## [SET TASK]
Print every entry, word for word, and skip the images.

-------- RECORDS --------

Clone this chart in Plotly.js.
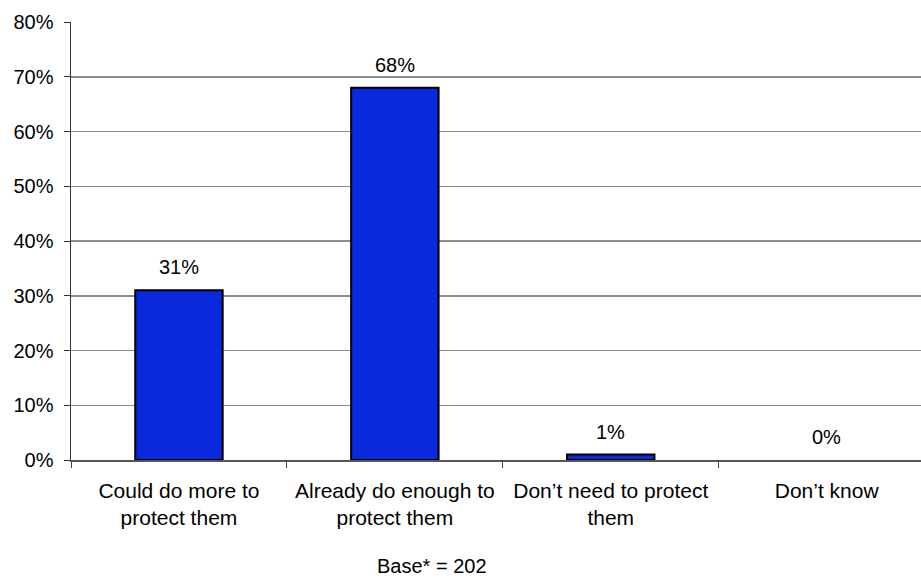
<!DOCTYPE html>
<html>
<head>
<meta charset="utf-8">
<script src="https://cdn.plot.ly/plotly-3.0.1.min.js"></script>
<style>
html,body{margin:0;padding:0;background:#fff;}
#chart{width:921px;height:578px;}
</style>
</head>
<body>
<div id="chart"></div>
<script>
var categories = ["Could do more to<br>protect them", "Already do enough to<br>protect them", "Don\u2019t need to protect<br>them", "Don\u2019t know"];
var values = [31, 68, 1, 0];
var valueLabels = ["31%", "68%", "1%", "0%"];
var yTickVals = [0, 10, 20, 30, 40, 50, 60, 70, 80];
var yTickText = ["0%", "10%", "20%", "30%", "40%", "50%", "60%", "70%", "80%"];
var baseNote = "Base* = 202";

var FONT = "Liberation Sans, Arial, sans-serif";

var trace = {
  type: "bar",
  x: categories,
  y: values,
  marker: {
    color: "#0a28dc",
    line: {color: "#000000", width: values.map(function (v) { return v > 0 ? 2 : 0; })}
  },
  hoverinfo: "none"
};

var annotations = values.map(function (v, i) {
  return {
    x: categories[i], y: v, xref: "x", yref: "y",
    text: valueLabels[i], showarrow: false,
    yanchor: "bottom", yshift: 10,
    font: {family: FONT, size: 20, color: "#000"}
  };
});
annotations.push({
  x: 0.425, y: 0, xref: "paper", yref: "paper",
  yanchor: "middle", yshift: -(566 - 460.5),
  text: baseNote, showarrow: false,
  font: {family: FONT, size: 20, color: "#000"}
});

var layout = {
  width: 921, height: 578,
  margin: {l: 71, r: 0, t: 22, b: 118, pad: 0},
  paper_bgcolor: "#fff", plot_bgcolor: "#fff",
  showlegend: false,
  bargap: 0.595,
  font: {family: FONT, size: 20, color: "#000"},
  xaxis: {
    type: "category",
    range: [-0.5, 3.437],
    tickson: "boundaries",
    ticks: "outside", ticklen: 6, tickcolor: "#444", tickwidth: 1,
    showline: true, linecolor: "#555", linewidth: 1.5,
    showgrid: false, zeroline: false,
    ticklabelstandoff: 11,
    tickfont: {family: FONT, size: 21, color: "#000"},
    fixedrange: true
  },
  yaxis: {
    range: [0, 80],
    tickvals: yTickVals,
    ticktext: yTickText,
    ticks: "outside", ticklen: 6, tickcolor: "#333", tickwidth: 1,
    showline: true, linecolor: "#333", linewidth: 1.5,
    showgrid: true, gridcolor: "#8c8c8c", gridwidth: 1.5,
    zeroline: false,
    ticklabelstandoff: 6,
    tickfont: {family: FONT, size: 20, color: "#000"},
    fixedrange: true
  },
  annotations: annotations
};

Plotly.newPlot("chart", [trace], layout, {displayModeBar: false, staticPlot: true});
</script>
</body>
</html>
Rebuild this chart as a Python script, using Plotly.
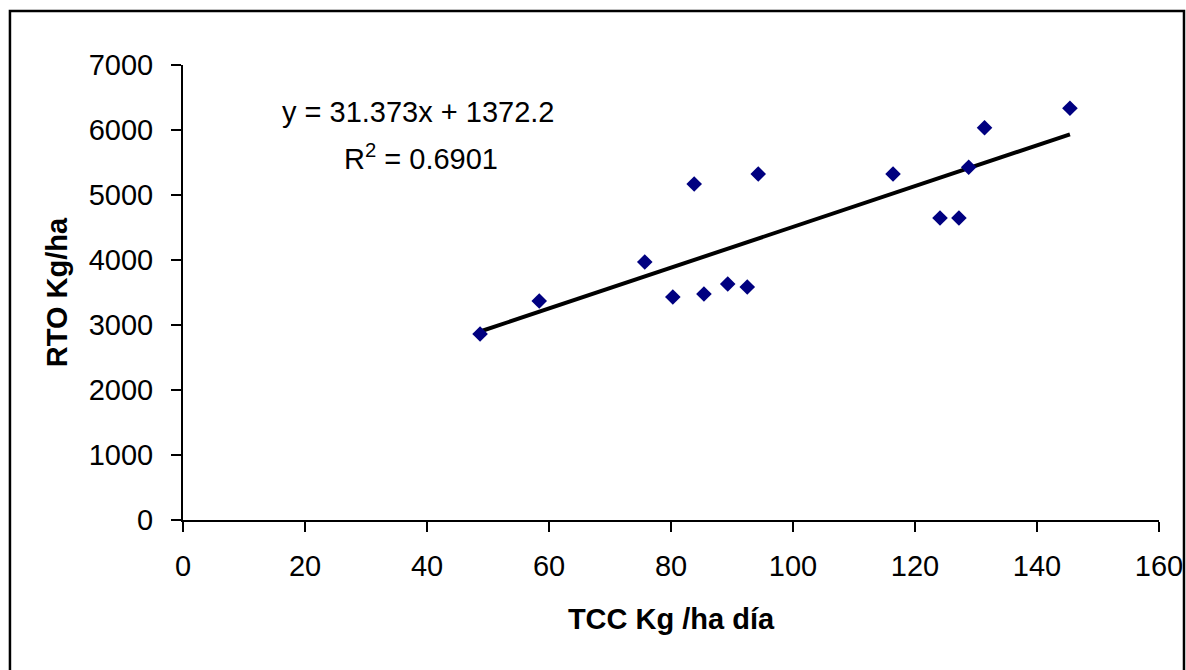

--------

## [OUTPUT FOR THIS TASK]
Clone this chart in Plotly.js.
<!DOCTYPE html>
<html>
<head>
<meta charset="utf-8">
<script src="https://cdn.plot.ly/plotly-3.0.1.min.js"></script>
<style>
html,body{margin:0;padding:0;background:#fff;}
#chart{width:921px;height:578px;}
</style>
</head>
<body>
<div id="chart"></div>
<script>
var categories = ["Could do more to<br>protect them", "Already do enough to<br>protect them", "Don\u2019t need to protect<br>them", "Don\u2019t know"];
var values = [31, 68, 1, 0];
var valueLabels = ["31%", "68%", "1%", "0%"];
var yTickVals = [0, 10, 20, 30, 40, 50, 60, 70, 80];
var yTickText = ["0%", "10%", "20%", "30%", "40%", "50%", "60%", "70%", "80%"];
var baseNote = "Base* = 202";

var FONT = "Liberation Sans, Arial, sans-serif";

var trace = {
  type: "bar",
  x: categories,
  y: values,
  marker: {
    color: "#0a28dc",
    line: {color: "#000000", width: values.map(function (v) { return v > 0 ? 2 : 0; })}
  },
  hoverinfo: "none"
};

var annotations = values.map(function (v, i) {
  return {
    x: categories[i], y: v, xref: "x", yref: "y",
    text: valueLabels[i], showarrow: false,
    yanchor: "bottom", yshift: 10,
    font: {family: FONT, size: 20, color: "#000"}
  };
});
annotations.push({
  x: 0.425, y: 0, xref: "paper", yref: "paper",
  yanchor: "middle", yshift: -(566 - 460.5),
  text: baseNote, showarrow: false,
  font: {family: FONT, size: 20, color: "#000"}
});

var layout = {
  width: 921, height: 578,
  margin: {l: 71, r: 0, t: 22, b: 118, pad: 0},
  paper_bgcolor: "#fff", plot_bgcolor: "#fff",
  showlegend: false,
  bargap: 0.595,
  font: {family: FONT, size: 20, color: "#000"},
  xaxis: {
    type: "category",
    range: [-0.5, 3.437],
    tickson: "boundaries",
    ticks: "outside", ticklen: 6, tickcolor: "#444", tickwidth: 1,
    showline: true, linecolor: "#555", linewidth: 1.5,
    showgrid: false, zeroline: false,
    ticklabelstandoff: 11,
    tickfont: {family: FONT, size: 21, color: "#000"},
    fixedrange: true
  },
  yaxis: {
    range: [0, 80],
    tickvals: yTickVals,
    ticktext: yTickText,
    ticks: "outside", ticklen: 6, tickcolor: "#333", tickwidth: 1,
    showline: true, linecolor: "#333", linewidth: 1.5,
    showgrid: true, gridcolor: "#8c8c8c", gridwidth: 1.5,
    zeroline: false,
    ticklabelstandoff: 6,
    tickfont: {family: FONT, size: 20, color: "#000"},
    fixedrange: true
  },
  annotations: annotations
};

Plotly.newPlot("chart", [trace], layout, {displayModeBar: false, staticPlot: true});
</script>
</body>
</html>
Rebuild this chart as a Python script, using Plotly.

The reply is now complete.